Norman's obvious next move was to the U.S. tour, to which he won a partial exemption with a third-place finish in a Canadian qualifying event. His U.S. debut took place at the 1959 Los Angeles Open, which was held that year at Rancho Municipal. He putted poorly--a recurrent affliction--but was thrilled to be playing alongside Hogan, Sam Snead and his other golf idols. He continued to play indifferently, with occasional flashes of brilliance (among them a 62 at the San Diego Open) until the tour reached New Orleans. There he shot four solid rounds, played in the final group on Sunday, led briefly, and finished fourth.
Gus and Audrey Maue were in Daytona, Fla., at that time. On Monday morning, Gus saw in the newspaper that Norman had played well and finished fourth. He predicted to his wife that Norman would win the following week in Pensacola.
"About two hours later," Maue told me, "there was a knock at my door, and it was Moe. I said 'Moe, why are you here?

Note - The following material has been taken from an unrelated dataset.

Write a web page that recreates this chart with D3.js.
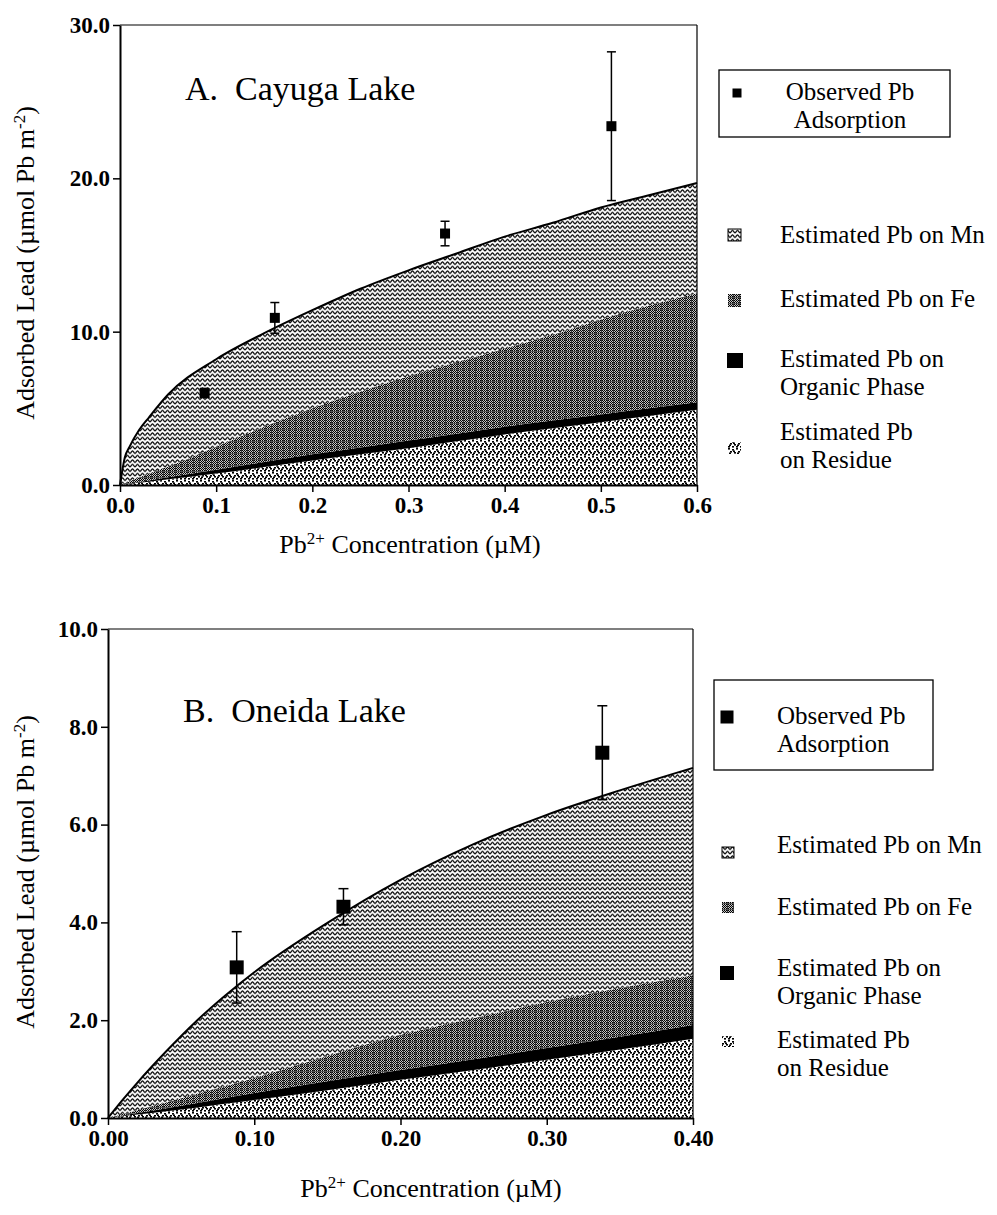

You're supposed to be in Pensacola.' And Moe said, 'I will never play that tour again.' I asked him what had happened, but he said he would never tell me. He was distraught.
"He would come over each night with six Cokes, and we would play cribbage until the wee hours, and the next morning Audrey would wake up and there would be Moe's six empty Coke bottles. His heart was broken, but he wouldn't talk about it; then he went back to Toronto. "A few weeks later, a young tour player I knew came through Daytona, and I asked him what had happened to Moe in New Orleans. He said that some of the big names on the tour--and I'm not going to say who--were upset that Moe was hitting the ball off the big tee, and they were upset with the way he dressed, and they didn't like his appearance. That's the bottom line."